Kegamanganku, yang kembang kempis tiada henti, membuat aku senewen, lupa hakikat sejati yang membuat kita mendamba perjumpaan. Aku bosan, mungkin sesingkat itu. Bosan yang tak dapat disembuhkan hanya dengan perjumpaan. Semua ini memang terkesan konyol, sebab aku percaya, ikatan tak ditopang oleh aku dan aku belaka, tetapi kita. Ia dibelenggu oleh kompromi, keyakinan dua pihak untuk menyanding kesemena-menaan diri. Kita telah hilang, larut oleh kekalutan yang terbangun tanpa pondasi. 

Mudah bagiku tuk mengakhiri ini semua, namun aku tak kunjung mampu.

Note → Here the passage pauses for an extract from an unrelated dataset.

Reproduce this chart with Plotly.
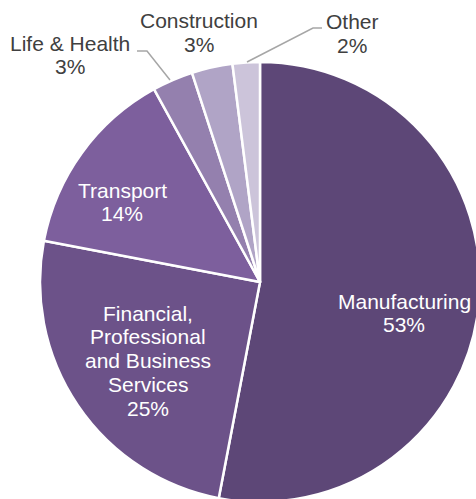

Mengucapnya sama dengan melanggengkan perpisahan abadi, sebab nantinya engkau dan aku kembali ke kondisi awal kita berjumpa, yakni terasing. Mungkin aku memang keji, karena kisahku berujung serupa, tanpa pernah kurenungkan cela dalam setiap pasalnya. Tak mengapa, ini karma. Balasan atas tindakku yang sewenang-wenang, meninggalkan nona tanpa sepucuk surat terlayang. Semua itu mudah. 

Masalahnya, kenapa tak kunjung kulakukan? Kukatakan padanya, apakah perjumpaan kita dibelenggu keibaan ? Tak setuju ia pada buah pikirku, dan mengatakan bahwa kita sama-sama ingin. Kita sama-sama berjuang, mencoba mengikis anomali dan keraguan. Acapkali kita sesumbar melayangkan kata perpisahan, namun kerap jua kita telan ludah yang terbuang. 

Disini, dibawah bintang malam aku terduduk sendiri. Sambil menghela nafas panjangku, kucoba kembali mempertanyakan jawaban dibalik alasan, namun akal tak cukup mengesankan. Rasaku telah habis, jika kau tahu. Keyakinan dan kepercayaan yang menjadi pondasi, membuat aku sangsi, sebab semua ini seperti hambar jadinya.

Bila keterasingan nantinya menjadi epilog kisah kita, tak mengapa.